Rick Owens pumped up the volume and flashed the flesh with a fun, less-is-more collection that was all about performance, posing and theatrical gestures. True, Owens usually thinks big, and his world is almost always a stage — or a big dance floor.
This time, though, his approach was different. Owens was thinking about “all the clutter of the world nowadays, and so I wanted to simplify things and make them sleeker.” He considered “the graphics of exposed skin” and exaggerated shapes to counterbalance the clutter. “I’m streamlining, simplifying, exaggerating.”
Owens swaddled his models in periwinkle or cinnamon cashmere, creating one-leg or one-arm jumpsuits, and putting the focus on the flesh — an exposed thigh or a bare arm, shoulder or midriff. Chunky plexiglass-heeled platforms with metal toe guards gave these tall fellas even more height and longer daddy-long-leg proportions.
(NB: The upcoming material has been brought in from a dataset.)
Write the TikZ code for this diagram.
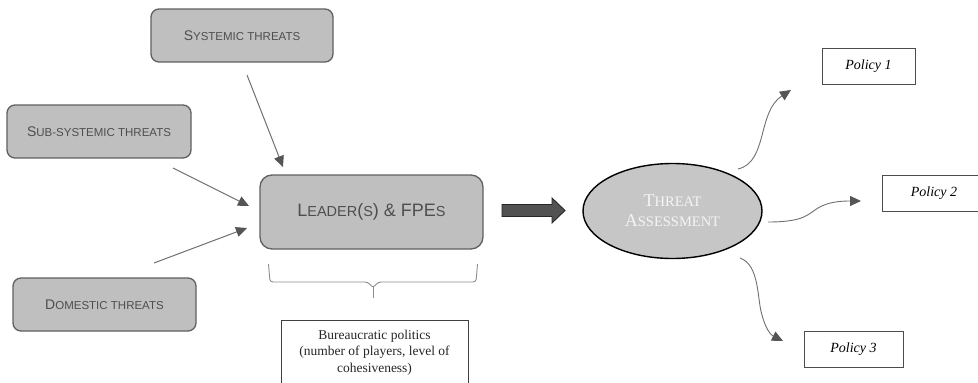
\documentclass[tikz,border=0pt]{standalone}
\usepackage{fontspec}
\setmainfont{Liberation Serif}
\setsansfont{Liberation Sans}
\usetikzlibrary{arrows.meta,shapes.geometric}
\definecolor{boxfill}{HTML}{BFBFBF}
\definecolor{boxline}{HTML}{606060}
\definecolor{boxtext}{HTML}{4E4E4E}
\definecolor{arrowgray}{HTML}{707070}
\definecolor{tipgray}{HTML}{555555}
\definecolor{ellfill}{HTML}{C6C6C6}
\newcommand{\fsz}[1]{\fontsize{#1}{#1}\selectfont}
\newcommand{\fszb}[1]{\fontsize{#1}{20}\selectfont}
\tikzset{
  threatbox/.style={draw=boxline, fill=boxfill, line width=1.3pt, rounded corners=8pt,
    font=\sffamily, text=boxtext, inner sep=0pt},
  policybox/.style={draw=black!70, line width=0.9pt, fill=white, inner sep=0pt,
    minimum height=36pt, font=\fsz{14}\itshape},
  feed/.style={draw=arrowgray, line width=1pt, -{Triangle[length=11pt,width=10pt,fill=tipgray,color=tipgray]}},
  outflow/.style={draw=arrowgray, line width=0.9pt, -{Triangle[length=11pt,width=10pt,fill=tipgray,color=tipgray]}},
}
\begin{document}
\begin{tikzpicture}[x=1pt,y=-1pt]
\useasboundingbox (0,0) rectangle (978,383);
\clip (0,0) rectangle (978,383);

% threat boxes
\node[threatbox, minimum width=182pt, minimum height=53pt] (sys) at (242,35.5)
  {\fsz{14}S\fsz{11.5}YSTEMIC THREATS};
\node[threatbox, minimum width=184pt, minimum height=53pt] (sub) at (99,131.5)
  {\fsz{14}S\fsz{11.5}UB-SYSTEMIC THREATS};
\node[threatbox, minimum width=183pt, minimum height=53pt] (dom) at (104.5,304.5)
  {\fsz{14}D\fsz{11.5}OMESTIC THREATS};
\node[threatbox, rounded corners=12pt, minimum width=223pt, minimum height=74pt] (lead) at (371.5,212)
  {\fsz{18}L\fsz{14.5}EADER\fsz{18}(\fsz{14.5}S\fsz{18}) \& FPE\fsz{14.5}S};

% ellipse
\node[ellipse, draw=black, line width=1.4pt, fill=ellfill, minimum width=179pt, minimum height=95pt,
  inner sep=0pt, align=center, font=\fszb{13}, text=white!96!black] (ta) at (672.5,211)
  {\fszb{18}T\fszb{14.5}HREAT\\\fszb{18}A\fszb{14.5}SSESSMENT};

% policies
\node[policybox, minimum width=93pt] (p1) at (868.5,66) {Policy 1};
\node[policybox, minimum width=104pt] (p2) at (934,193.5) {Policy 2};
\node[policybox, minimum width=99pt] (p3) at (853.5,349) {Policy 3};

% bureaucratic politics box
\draw[black!75, line width=0.9pt] (281,395) -- (281,320) -- (468,320) -- (468,395);
\node[align=center, font=\fontsize{13.5}{16.5}\selectfont, inner sep=0pt, text=black!85] (bp) at (374.5,352.5)
  {Bureaucratic politics\\(number of players, level of\\cohesiveness)};

% brace
\coordinate (brL) at (268.5,264);
\coordinate (brR) at (477.5,264);
\coordinate (brM) at (373,298);
\draw[black!45, line width=0.9pt, rounded corners=3pt]
  (brL) -- (270,282) -- (368,282) -- (373,288) -- (378,282) -- (476,282) -- (brR);
\draw[black!45, line width=0.9pt] (373,286) -- (brM);

% feeding arrows
\coordinate (sysS) at (247,75);
\coordinate (sysE) at (283,167);
\coordinate (subS) at (173,168);
\coordinate (subE) at (249,206);
\coordinate (domS) at (154,263);
\coordinate (domE) at (247,228);
\draw[feed] (sysS) -- (sysE);
\draw[feed] (subS) -- (subE);
\draw[feed] (domS) -- (domE);

% big block arrow from leader to threat assessment
\draw[draw=black!85, fill=black!68, line width=0.9pt]
  (502,204.5) -- (552,204.5) -- (552,198) -- (565,210.5) -- (552,223) -- (552,216.5) -- (502,216.5) -- cycle;

% outflow arrows
\coordinate (o1S) at (738,169);
\coordinate (o1E) at (791,90);
\coordinate (o2S) at (768,222);
\coordinate (o2E) at (861,201);
\coordinate (o3S) at (740,258);
\coordinate (o3E) at (783,341);
\draw[outflow] (o1S) .. controls (768,162) and (757,112) .. (o1E);
\draw[outflow] (o2S) .. controls (805,222) and (808,214) .. (818,208) .. controls (828,202) and (840,201) .. (o2E);
\draw[outflow] (o3S) .. controls (760,265) and (757,300) .. (762,315) .. controls (766,330) and (771,335) .. (o3E);
\end{tikzpicture}
\end{document}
The designer balanced all that spindly height with pointed shoulders of epic proportions on short jackets, long coats and blanket-like puffers. They certainly swaggered, as long black coats or cinnamon colored ones with 3-D ridges.
Not all the collection skewed to extremes: For lower-key customers, there were lean tailored, two-button jackets, long and short shearlings in off-kilter combinations like periwinkle and rust, and overcoats with little straps at the back, or two-tone leather panels stitched onto the shoulders.
Leather jackets had a reptilian look, one was yellow with brown stains, while another sprouted blue scales.
“I don’t know exactly where it’s going,” said Owens, “but I’m throwing in some exuberance and energy.” Those spidery legs and ham hock shoulders are definitely going places, although maybe not to the office just yet.